In this thesis we show novel techniques for the robust estimation and segmentation of indoor room structure using common 2.5d sensors, namely AIT Stereo Vision and Microsoft’s Kinect. The underlying concept of this work is the so-called Manhattan world assumption i.e. the frequently observed dominance of three mutually orthogonal vanishing directions in man-made environments. Our work emphasizes on processing speed and robustness over high-quality segmentation. Many indoor environments can be considered Manhattan-like if the furniture is aligned to the walls and the room is rectangular within limits.

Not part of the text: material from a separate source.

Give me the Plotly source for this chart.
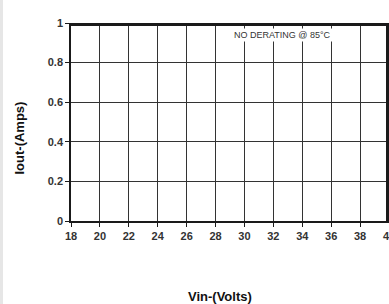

Our methods works in three steps: First we estimate the Manhattan world, extract features and fuse them together in a segmentation. The estimation uses three different techniques i.e. 2D vision using vanishing point detection, 3D vision using minimum entropy in histograms and normal vector MSAC estimation. All methods work efficiently and independently from each other and are robust to noise and occlusion. The feature extraction is based on the used estimators and uses geometric constrained line and plane detection. Lines are extracted using histograms and gabor filters while planes are extracted using mean shift clustering and connected component RANSAC estimators. All estimates are fused using a traditional particle filter for a coherent sensor data representation. In a last step we apply multi-label graph segmentation and extract the room structure.
We also present applications like geometric constrained visual odometry and mapping. We show that our method is robust and accurate in realistic environments using our own created database. This work can be applied for indoor robot navigation, object recognition and holistic scene understanding. Our approach is not limited to AIT Stereo Vision and Microsoft’s Kinect and can be used with any 2.5d sensor like for example in Google’s Project Tango.